Begin Working data

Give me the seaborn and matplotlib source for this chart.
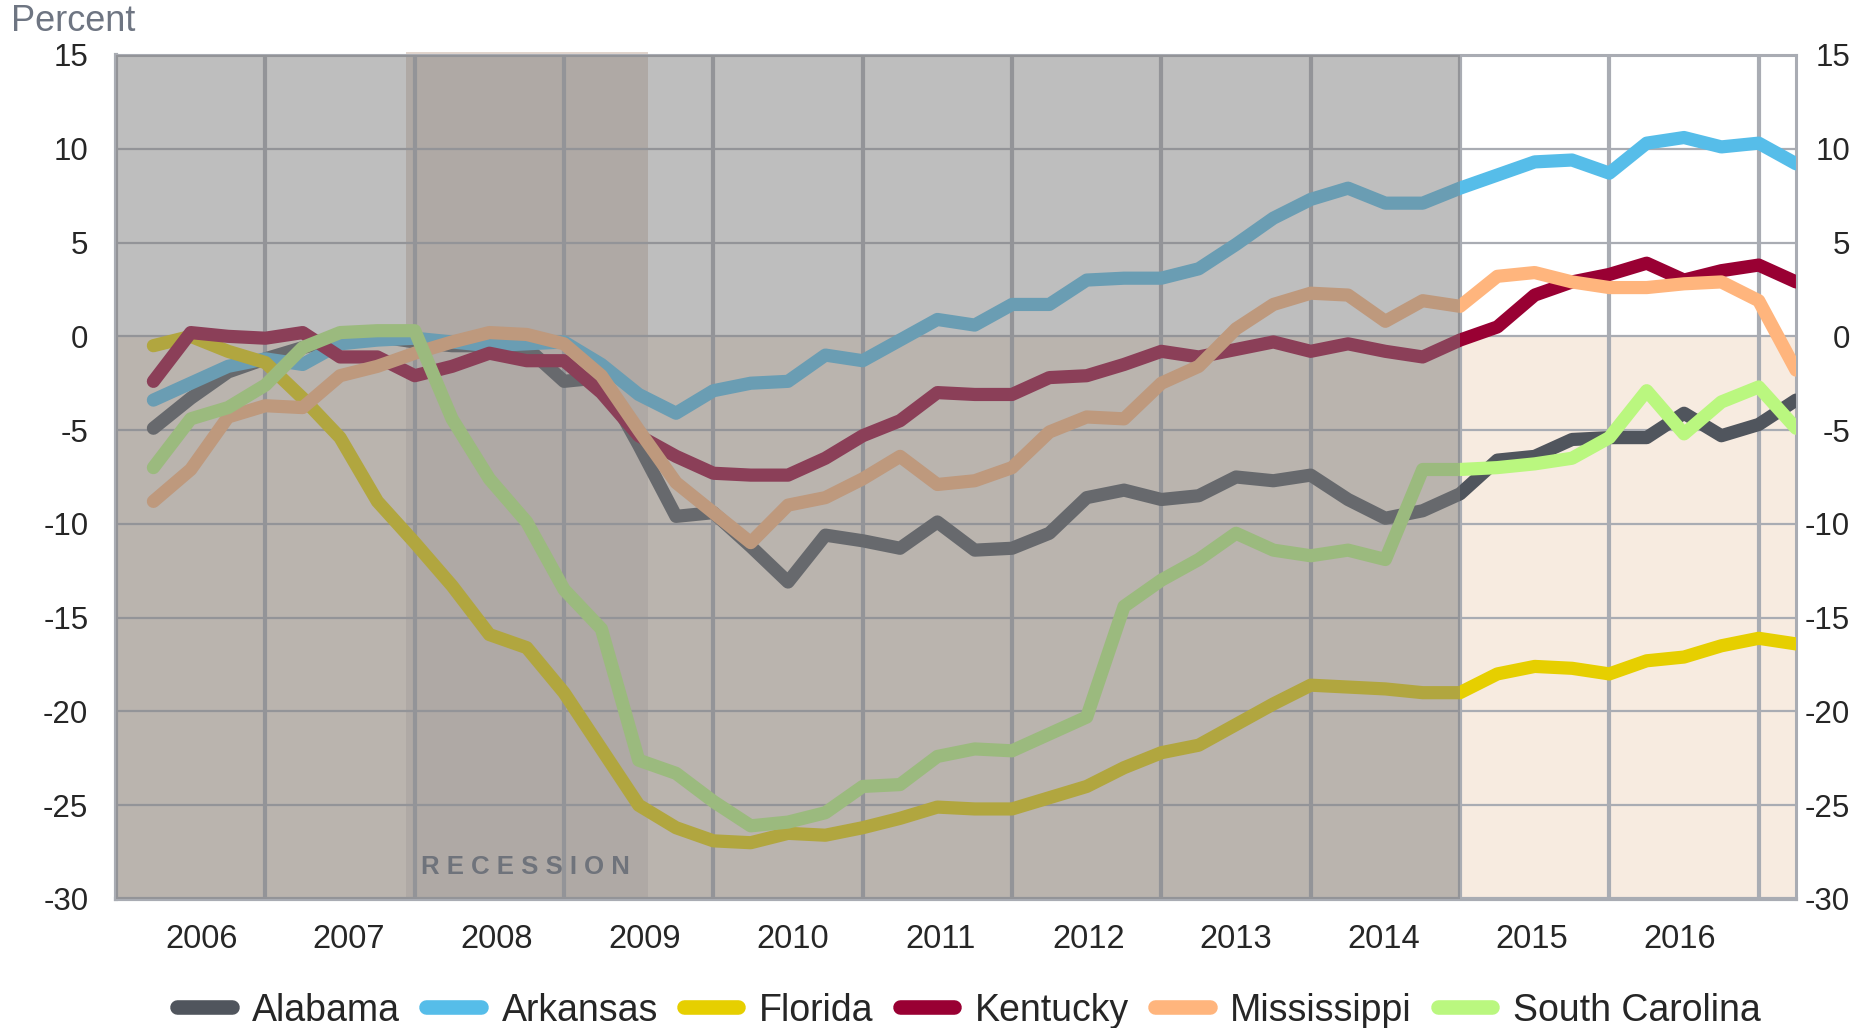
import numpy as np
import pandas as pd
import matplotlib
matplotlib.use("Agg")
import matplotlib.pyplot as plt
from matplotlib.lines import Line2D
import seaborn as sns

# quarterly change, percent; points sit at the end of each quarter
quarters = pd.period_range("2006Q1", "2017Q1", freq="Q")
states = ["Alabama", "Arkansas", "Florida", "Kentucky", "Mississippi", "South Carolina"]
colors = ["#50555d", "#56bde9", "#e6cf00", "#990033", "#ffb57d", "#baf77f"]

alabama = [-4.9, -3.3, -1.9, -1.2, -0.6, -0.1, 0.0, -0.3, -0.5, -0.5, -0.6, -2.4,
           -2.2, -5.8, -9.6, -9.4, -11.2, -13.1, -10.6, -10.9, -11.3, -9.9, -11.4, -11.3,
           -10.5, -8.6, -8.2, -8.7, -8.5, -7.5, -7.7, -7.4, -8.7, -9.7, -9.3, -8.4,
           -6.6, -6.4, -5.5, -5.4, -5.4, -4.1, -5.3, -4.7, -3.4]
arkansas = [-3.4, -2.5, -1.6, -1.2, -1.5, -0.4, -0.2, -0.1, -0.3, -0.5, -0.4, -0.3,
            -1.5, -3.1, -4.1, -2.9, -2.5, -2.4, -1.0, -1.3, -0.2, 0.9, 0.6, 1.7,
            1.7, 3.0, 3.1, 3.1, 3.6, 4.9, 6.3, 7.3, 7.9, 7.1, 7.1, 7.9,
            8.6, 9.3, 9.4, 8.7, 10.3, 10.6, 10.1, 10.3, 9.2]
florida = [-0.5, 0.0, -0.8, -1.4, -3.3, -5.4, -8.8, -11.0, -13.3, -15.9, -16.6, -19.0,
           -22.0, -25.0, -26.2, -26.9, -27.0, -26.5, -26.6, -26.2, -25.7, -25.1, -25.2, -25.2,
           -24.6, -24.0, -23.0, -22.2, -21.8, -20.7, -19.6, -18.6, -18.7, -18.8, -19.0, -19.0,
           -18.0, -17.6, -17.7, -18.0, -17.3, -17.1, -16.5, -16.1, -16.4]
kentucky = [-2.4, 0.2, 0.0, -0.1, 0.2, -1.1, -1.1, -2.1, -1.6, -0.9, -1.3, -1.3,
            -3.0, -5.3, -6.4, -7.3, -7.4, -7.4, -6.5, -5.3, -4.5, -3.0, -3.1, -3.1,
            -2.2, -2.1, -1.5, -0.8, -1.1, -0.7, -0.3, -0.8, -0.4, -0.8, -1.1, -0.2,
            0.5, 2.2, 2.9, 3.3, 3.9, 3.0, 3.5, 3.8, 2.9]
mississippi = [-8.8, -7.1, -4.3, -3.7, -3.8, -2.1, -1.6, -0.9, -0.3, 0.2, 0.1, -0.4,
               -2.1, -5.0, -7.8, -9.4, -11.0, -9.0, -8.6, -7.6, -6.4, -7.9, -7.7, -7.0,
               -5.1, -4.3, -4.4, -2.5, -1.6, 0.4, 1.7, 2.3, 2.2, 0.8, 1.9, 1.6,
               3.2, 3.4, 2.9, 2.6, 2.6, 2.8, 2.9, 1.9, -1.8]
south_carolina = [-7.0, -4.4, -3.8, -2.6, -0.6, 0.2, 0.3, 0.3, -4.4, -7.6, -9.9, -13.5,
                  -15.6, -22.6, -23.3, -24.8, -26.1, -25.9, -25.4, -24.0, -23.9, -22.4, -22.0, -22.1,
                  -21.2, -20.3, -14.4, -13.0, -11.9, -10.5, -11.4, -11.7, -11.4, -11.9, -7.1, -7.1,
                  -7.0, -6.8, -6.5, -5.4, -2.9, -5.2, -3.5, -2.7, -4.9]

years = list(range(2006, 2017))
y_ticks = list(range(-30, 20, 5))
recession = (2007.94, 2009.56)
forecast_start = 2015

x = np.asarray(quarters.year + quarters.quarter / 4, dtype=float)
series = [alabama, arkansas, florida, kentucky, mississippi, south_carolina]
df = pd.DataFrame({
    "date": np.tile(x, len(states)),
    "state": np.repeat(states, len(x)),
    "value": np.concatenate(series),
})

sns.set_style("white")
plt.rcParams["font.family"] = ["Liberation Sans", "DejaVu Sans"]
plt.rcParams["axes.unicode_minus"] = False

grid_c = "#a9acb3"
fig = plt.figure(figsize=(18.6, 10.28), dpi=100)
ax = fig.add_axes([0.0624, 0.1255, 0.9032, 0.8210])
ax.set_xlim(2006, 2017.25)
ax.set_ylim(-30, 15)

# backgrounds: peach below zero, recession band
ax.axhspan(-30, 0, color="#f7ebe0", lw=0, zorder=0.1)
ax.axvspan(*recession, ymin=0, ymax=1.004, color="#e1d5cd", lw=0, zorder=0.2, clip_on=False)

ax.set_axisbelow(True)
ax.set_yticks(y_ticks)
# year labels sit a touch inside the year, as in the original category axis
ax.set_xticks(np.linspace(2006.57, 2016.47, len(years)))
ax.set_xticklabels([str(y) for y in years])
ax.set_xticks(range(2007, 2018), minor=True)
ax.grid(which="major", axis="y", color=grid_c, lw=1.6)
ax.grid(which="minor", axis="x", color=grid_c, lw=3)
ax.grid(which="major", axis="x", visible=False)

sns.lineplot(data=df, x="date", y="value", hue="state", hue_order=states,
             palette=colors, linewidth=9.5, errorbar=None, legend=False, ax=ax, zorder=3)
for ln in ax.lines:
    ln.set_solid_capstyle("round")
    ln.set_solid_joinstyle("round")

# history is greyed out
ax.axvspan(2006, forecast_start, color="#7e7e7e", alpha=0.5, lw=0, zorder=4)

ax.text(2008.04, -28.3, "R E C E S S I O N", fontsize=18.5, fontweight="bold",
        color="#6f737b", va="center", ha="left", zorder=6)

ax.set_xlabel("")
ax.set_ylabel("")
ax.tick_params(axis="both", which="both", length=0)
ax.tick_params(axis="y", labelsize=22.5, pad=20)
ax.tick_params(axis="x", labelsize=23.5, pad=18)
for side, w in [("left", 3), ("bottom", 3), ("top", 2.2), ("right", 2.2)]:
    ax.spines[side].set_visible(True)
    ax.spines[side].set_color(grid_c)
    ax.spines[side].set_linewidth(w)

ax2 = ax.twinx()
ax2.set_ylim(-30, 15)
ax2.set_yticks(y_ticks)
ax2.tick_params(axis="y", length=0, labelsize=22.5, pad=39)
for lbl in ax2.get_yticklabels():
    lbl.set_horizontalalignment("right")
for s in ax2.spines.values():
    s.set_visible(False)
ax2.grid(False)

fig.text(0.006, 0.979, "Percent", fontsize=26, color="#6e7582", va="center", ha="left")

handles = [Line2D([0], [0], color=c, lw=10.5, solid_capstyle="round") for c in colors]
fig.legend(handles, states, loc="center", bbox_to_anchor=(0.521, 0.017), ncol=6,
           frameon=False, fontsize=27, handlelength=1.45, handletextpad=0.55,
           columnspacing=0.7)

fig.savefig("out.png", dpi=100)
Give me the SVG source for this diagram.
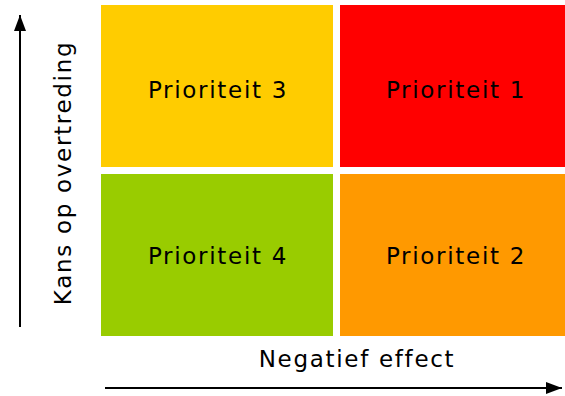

End Working data

Pictures appear in the records above. Output everything except them, exactly.

Give me the seaborn and matplotlib source for this chart.
import numpy as np
import pandas as pd
import matplotlib
matplotlib.use("Agg")
import matplotlib.pyplot as plt
from matplotlib.lines import Line2D
import seaborn as sns

# quarterly change, percent; points sit at the end of each quarter
quarters = pd.period_range("2006Q1", "2017Q1", freq="Q")
states = ["Alabama", "Arkansas", "Florida", "Kentucky", "Mississippi", "South Carolina"]
colors = ["#50555d", "#56bde9", "#e6cf00", "#990033", "#ffb57d", "#baf77f"]

alabama = [-4.9, -3.3, -1.9, -1.2, -0.6, -0.1, 0.0, -0.3, -0.5, -0.5, -0.6, -2.4,
           -2.2, -5.8, -9.6, -9.4, -11.2, -13.1, -10.6, -10.9, -11.3, -9.9, -11.4, -11.3,
           -10.5, -8.6, -8.2, -8.7, -8.5, -7.5, -7.7, -7.4, -8.7, -9.7, -9.3, -8.4,
           -6.6, -6.4, -5.5, -5.4, -5.4, -4.1, -5.3, -4.7, -3.4]
arkansas = [-3.4, -2.5, -1.6, -1.2, -1.5, -0.4, -0.2, -0.1, -0.3, -0.5, -0.4, -0.3,
            -1.5, -3.1, -4.1, -2.9, -2.5, -2.4, -1.0, -1.3, -0.2, 0.9, 0.6, 1.7,
            1.7, 3.0, 3.1, 3.1, 3.6, 4.9, 6.3, 7.3, 7.9, 7.1, 7.1, 7.9,
            8.6, 9.3, 9.4, 8.7, 10.3, 10.6, 10.1, 10.3, 9.2]
florida = [-0.5, 0.0, -0.8, -1.4, -3.3, -5.4, -8.8, -11.0, -13.3, -15.9, -16.6, -19.0,
           -22.0, -25.0, -26.2, -26.9, -27.0, -26.5, -26.6, -26.2, -25.7, -25.1, -25.2, -25.2,
           -24.6, -24.0, -23.0, -22.2, -21.8, -20.7, -19.6, -18.6, -18.7, -18.8, -19.0, -19.0,
           -18.0, -17.6, -17.7, -18.0, -17.3, -17.1, -16.5, -16.1, -16.4]
kentucky = [-2.4, 0.2, 0.0, -0.1, 0.2, -1.1, -1.1, -2.1, -1.6, -0.9, -1.3, -1.3,
            -3.0, -5.3, -6.4, -7.3, -7.4, -7.4, -6.5, -5.3, -4.5, -3.0, -3.1, -3.1,
            -2.2, -2.1, -1.5, -0.8, -1.1, -0.7, -0.3, -0.8, -0.4, -0.8, -1.1, -0.2,
            0.5, 2.2, 2.9, 3.3, 3.9, 3.0, 3.5, 3.8, 2.9]
mississippi = [-8.8, -7.1, -4.3, -3.7, -3.8, -2.1, -1.6, -0.9, -0.3, 0.2, 0.1, -0.4,
               -2.1, -5.0, -7.8, -9.4, -11.0, -9.0, -8.6, -7.6, -6.4, -7.9, -7.7, -7.0,
               -5.1, -4.3, -4.4, -2.5, -1.6, 0.4, 1.7, 2.3, 2.2, 0.8, 1.9, 1.6,
               3.2, 3.4, 2.9, 2.6, 2.6, 2.8, 2.9, 1.9, -1.8]
south_carolina = [-7.0, -4.4, -3.8, -2.6, -0.6, 0.2, 0.3, 0.3, -4.4, -7.6, -9.9, -13.5,
                  -15.6, -22.6, -23.3, -24.8, -26.1, -25.9, -25.4, -24.0, -23.9, -22.4, -22.0, -22.1,
                  -21.2, -20.3, -14.4, -13.0, -11.9, -10.5, -11.4, -11.7, -11.4, -11.9, -7.1, -7.1,
                  -7.0, -6.8, -6.5, -5.4, -2.9, -5.2, -3.5, -2.7, -4.9]

years = list(range(2006, 2017))
y_ticks = list(range(-30, 20, 5))
recession = (2007.94, 2009.56)
forecast_start = 2015

x = np.asarray(quarters.year + quarters.quarter / 4, dtype=float)
series = [alabama, arkansas, florida, kentucky, mississippi, south_carolina]
df = pd.DataFrame({
    "date": np.tile(x, len(states)),
    "state": np.repeat(states, len(x)),
    "value": np.concatenate(series),
})

sns.set_style("white")
plt.rcParams["font.family"] = ["Liberation Sans", "DejaVu Sans"]
plt.rcParams["axes.unicode_minus"] = False

grid_c = "#a9acb3"
fig = plt.figure(figsize=(18.6, 10.28), dpi=100)
ax = fig.add_axes([0.0624, 0.1255, 0.9032, 0.8210])
ax.set_xlim(2006, 2017.25)
ax.set_ylim(-30, 15)

# backgrounds: peach below zero, recession band
ax.axhspan(-30, 0, color="#f7ebe0", lw=0, zorder=0.1)
ax.axvspan(*recession, ymin=0, ymax=1.004, color="#e1d5cd", lw=0, zorder=0.2, clip_on=False)

ax.set_axisbelow(True)
ax.set_yticks(y_ticks)
# year labels sit a touch inside the year, as in the original category axis
ax.set_xticks(np.linspace(2006.57, 2016.47, len(years)))
ax.set_xticklabels([str(y) for y in years])
ax.set_xticks(range(2007, 2018), minor=True)
ax.grid(which="major", axis="y", color=grid_c, lw=1.6)
ax.grid(which="minor", axis="x", color=grid_c, lw=3)
ax.grid(which="major", axis="x", visible=False)

sns.lineplot(data=df, x="date", y="value", hue="state", hue_order=states,
             palette=colors, linewidth=9.5, errorbar=None, legend=False, ax=ax, zorder=3)
for ln in ax.lines:
    ln.set_solid_capstyle("round")
    ln.set_solid_joinstyle("round")

# history is greyed out
ax.axvspan(2006, forecast_start, color="#7e7e7e", alpha=0.5, lw=0, zorder=4)

ax.text(2008.04, -28.3, "R E C E S S I O N", fontsize=18.5, fontweight="bold",
        color="#6f737b", va="center", ha="left", zorder=6)

ax.set_xlabel("")
ax.set_ylabel("")
ax.tick_params(axis="both", which="both", length=0)
ax.tick_params(axis="y", labelsize=22.5, pad=20)
ax.tick_params(axis="x", labelsize=23.5, pad=18)
for side, w in [("left", 3), ("bottom", 3), ("top", 2.2), ("right", 2.2)]:
    ax.spines[side].set_visible(True)
    ax.spines[side].set_color(grid_c)
    ax.spines[side].set_linewidth(w)

ax2 = ax.twinx()
ax2.set_ylim(-30, 15)
ax2.set_yticks(y_ticks)
ax2.tick_params(axis="y", length=0, labelsize=22.5, pad=39)
for lbl in ax2.get_yticklabels():
    lbl.set_horizontalalignment("right")
for s in ax2.spines.values():
    s.set_visible(False)
ax2.grid(False)

fig.text(0.006, 0.979, "Percent", fontsize=26, color="#6e7582", va="center", ha="left")

handles = [Line2D([0], [0], color=c, lw=10.5, solid_capstyle="round") for c in colors]
fig.legend(handles, states, loc="center", bbox_to_anchor=(0.521, 0.017), ncol=6,
           frameon=False, fontsize=27, handlelength=1.45, handletextpad=0.55,
           columnspacing=0.7)

fig.savefig("out.png", dpi=100)
Give me the SVG source for this diagram.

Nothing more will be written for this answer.